Reports that bailout will attract 6.7% rate rejected
The interest rate for a nine-year EU/IMF loan would be lower than the 6.7 per cent being quoted in some reports today, a source involved in the talks has indicated.
The source said the interest rate was still under negotiation but would not be that high.
The loan of €85 billion would come from a number of different funds, some controlled by European Union institutions, others by the IMF. It is understood that the interest rate for the IMF portion of the loan will be in the region of 4.5 per cent, while the interest charged by EU bodies will be considerably higher.
The source accepted that the average interest rate was likely to be higher than the 5.2 per cent charged to Greece when it was bailed out earlier this year. But it was pointed out that the Greek loan was for a period of only three years.
Higher rates of interest are attached to longer loans and the nine-year loan being negotiated on behalf of the State will involve a higher interest rate, as the risk of default is considered to be higher.
Officials in the EU-IMF mission to Dublin are examining how senior bondholders could be compelled to pay some of the cost of rescuing Ireland’s banks.
As talks on the €85 billion bailout deal intensify, the Government is trying to reduce the cost to the State by minimising the interest bill on the emergency loans.
Tánaiste Mary Coughlan said this afternoon it would be “wrong” to speculate on the outcome of the negotiations.

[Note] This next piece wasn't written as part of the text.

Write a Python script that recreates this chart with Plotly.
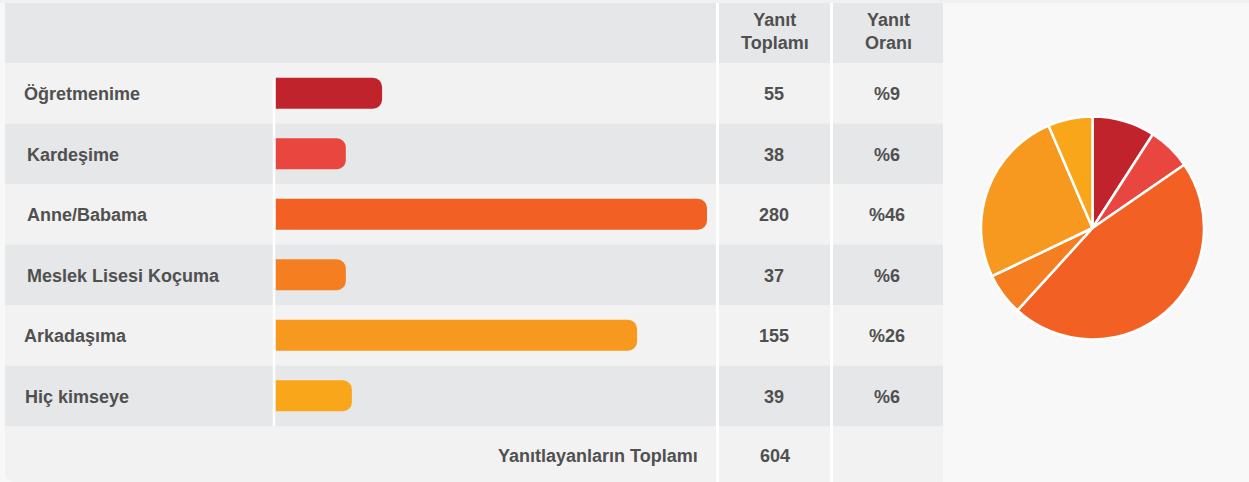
import plotly.graph_objects as go

# ---------------- data ----------------
categories = ["Öğretmenime", "Kardeşime", "Anne/Babama", "Meslek Lisesi Koçuma", "Arkadaşıma", "Hiç kimseye"]
counts = [55, 38, 280, 37, 155, 39]
# bar lengths as drawn in the reference (percent of the longest bar; not proportional to counts)
bar_length_pct = [24.7, 16.3, 100, 16.3, 83.8, 17.7]
colors = ["#c1232c", "#ea4640", "#f26123", "#f47e20", "#f8991f", "#faa61a"]
header_total = "Yanıt<br>Toplamı"
header_rate = "Yanıt<br>Oranı"
footer_label = "Yanıtlayanların Toplamı"

total = sum(counts)
pct_labels = ["%" + str(round(c / total * 100)) for c in counts]

# ---------------- layout helpers (pixel -> paper) ----------------
W, H = 1249, 482
def px(x):
    return x / W
def py(y):
    return 1 - y / H

TXT = "#505050"
FONT = "Liberation Sans, Arial, sans-serif"
ROW_TOP, ROW_BOT = 63, 426
n = len(categories)
row_h = (ROW_BOT - ROW_TOP) / n
TL, TR = 5, 943

fig = go.Figure()

fig.add_trace(go.Bar(
    y=categories, x=bar_length_pct, orientation="h",
    marker=dict(color=colors, line=dict(width=0), cornerradius=9),
    width=0.51, hoverinfo="skip", showlegend=False,
    xaxis="x", yaxis="y",
))

fig.add_trace(go.Pie(
    labels=categories, values=counts, sort=False, direction="clockwise", rotation=0,
    marker=dict(colors=colors, line=dict(color="white", width=2.5)),
    textinfo="none", hoverinfo="skip", showlegend=False,
    domain=dict(x=[px(981), px(1204)], y=[py(340), py(116)]),
))

shapes = []
# top strip
shapes.append(dict(type="rect", xref="paper", yref="paper", x0=0, x1=1, y0=py(3), y1=1,
                   fillcolor="#f1f1f1", line=dict(width=0), layer="below"))
# header
shapes.append(dict(type="rect", xref="paper", yref="paper", x0=px(TL), x1=px(TR), y0=py(ROW_TOP), y1=py(3),
                   fillcolor="#e6e7e9", line=dict(width=0), layer="below"))
# rows
for i in range(n):
    y0 = ROW_TOP + i * row_h
    shapes.append(dict(type="rect", xref="paper", yref="paper", x0=px(TL), x1=px(TR),
                       y0=py(y0 + row_h), y1=py(y0),
                       fillcolor="#f2f2f2" if i % 2 == 0 else "#e6e7e9",
                       line=dict(width=0), layer="below"))
# footer with rounded bottom-left corner
r = 9
fx0, fx1, fy0, fy1 = px(TL), px(TR), py(ROW_BOT), py(H)
path = (f"M {fx0},{fy0} L {fx1},{fy0} L {fx1},{fy1} L {px(TL + r)},{fy1} "
        f"Q {fx0},{fy1} {fx0},{py(H - r)} Z")
shapes.append(dict(type="path", xref="paper", yref="paper", path=path,
                   fillcolor="#f2f2f2", line=dict(width=0), layer="below"))
# column separators
for xs in (717.5, 831.5):
    shapes.append(dict(type="line", xref="paper", yref="paper", x0=px(xs), x1=px(xs), y0=py(3), y1=0,
                       line=dict(color="white", width=3), layer="below"))
# bar zero line
shapes.append(dict(type="line", xref="paper", yref="paper", x0=px(274), x1=px(274), y0=py(78), y1=py(ROW_BOT),
                   line=dict(color="white", width=2.5), layer="above"))

ann = []
def add_text(text, x, y, anchor="center"):
    ann.append(dict(text=text, x=px(x), y=py(y), xref="paper", yref="paper", showarrow=False,
                    xanchor=anchor, yanchor="middle",
                    font=dict(family=FONT, size=18, color=TXT, weight="bold")))

add_text(header_total, 775, 32)
add_text(header_rate, 888, 32)
label_x = [22, 25, 25, 25, 22, 23]
for i, cat in enumerate(categories):
    yc = ROW_TOP + i * row_h + row_h / 2 + 1
    add_text(cat, label_x[i], yc, "left")
    add_text(str(counts[i]), 774, yc)
    add_text(pct_labels[i], 887, yc)
add_text(footer_label, 700, 456, "right")
add_text(str(total), 775, 456)

fig.update_layout(
    width=W, height=H, margin=dict(l=0, r=0, t=0, b=0),
    paper_bgcolor="#f8f8f8", plot_bgcolor="rgba(0,0,0,0)",
    shapes=shapes, annotations=ann,
    xaxis=dict(domain=[px(275.5), px(716)], range=[0, 100 * (716 - 275.5) / (707 - 275.5)],
               visible=False, fixedrange=True),
    yaxis=dict(domain=[py(ROW_BOT), py(ROW_TOP)], range=[n - 0.5, -0.5], type="category",
               categoryorder="array", categoryarray=categories, visible=False, fixedrange=True),
    showlegend=False,
)

fig.write_html(
    "out.html",
    config={"displayModeBar": False},
    post_script="document.body.style.margin='0';document.body.style.overflow='hidden';",
)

But Fine Gael's finance spokesman Michael Noonan said the reports by RTÉ News of a 6.7 per cent interest rate were "very disturbing".
"This rate is far too high and is unaffordable on any reasonable projection of growth," Mr Noonan said.
"The Government must take a hard line in its negotiations. Even though the Government is in its last days in office, it must not abandon the national interest and settle on unaffordable terms in its negotiations.”
The yield on 10-year Government bonds rose again this afternoon, reaching 9.196 per cent, a rise of 0.149 per cent.
Euro zone finance ministers plan to finalise an agreement on Sunday before financial markets open on Monday, a European Union official said on condition of anonymity.
Senior bonds of Allied Irish Banks and Bank of Ireland slumped today amid concern the government will force holders of such debt to share the cost of bailing out its financial system.
Bank shares were mixed on the Irish market, with AIB's shares up 14 per cent to 34 cent and Bank of Ireland gaining 3 per cent to 26 cent. Irish Life & Permanent was down 14 per cent to 51 cent.
Senior Ictu and Siptu representatives held talks with the IMF and EU delegations. The talks were described by union leaders as positive with a frank exchange of views.
“I think in fairness to them they were anxious and interested to hear what we said, particularly in relation to issues around investment and around the way in which the burden is being distributed in the international plan,” Siptu's Jack O’Connor said. “I don’t necessarily believe that we convinced anyone to change their mind, but there was real engagement.”
Ibec representatives also had talks with the IMF and EU officials.
Measures to repair the banking system are expected to be announced over the weekend, although it is unclear whether details would also be unveiled on how the fund would be used to assist the Government’s €15 billion economic recovery plan.
The negotiators are taking legal advice on the steps required to ensure all classes of bank bond investors assume a burden in the restructuring process. One of their prime concerns is to avert the threat of an immediate court challenge from any senior bondholder or a court objection at a later date.
Several proposals are on the table, said a source. At present attention centres on two similar schemes. In the first, bank debt would be converted into equity shares. In the second, bond investors would be given the choice of injecting fresh capital into banks or face a cut in their investment.
The source said there was a “common understanding” between delegations from the EU Commission, the European Central Bank and the IMF that senior and junior bondholders should each pay a share of the rescue costs.
The first step would be to seek to “persuade” senior bondholders to participate in the bailout, said the source. “If that doesn’t succeed, the question is how can you force them in a legally-sound way.”
Fine Gael Enda Kenny said any deal must be flexible enough to allow the next Government to implement its own policies to agree agreed budget targets.
“Fine Gael has made it clear that, if elected to Government we will not be bound by the details of this Government's four-year plan. We will present an alternative that is better for growth, jobs and fairness and one that will allow for real reform of the public sector,” he said. “The public's right to choose between alternative economic platforms in the next election cannot be negotiated away by this Government.”
A source close to the discussions said the three bodies told the parties that specific budget conditions for 2011 would have to be met although conditions would be less specific for the final three years of the programme. A memorandum that will be signed when talks between the bodies and the Government are concluded which will lay down the conditions to which the State must comply if it is to draw down the loan facility of €85 billion.
In the Dáil yesterday Taoiseach Brian Cowen said the Government’s four-year plan would help members of the public to plan ahead for their economic futures. If other parties said changes could be made they would have to make sure their proposals added up and didn’t create more uncertainty at a time when this country critically needed it, he said.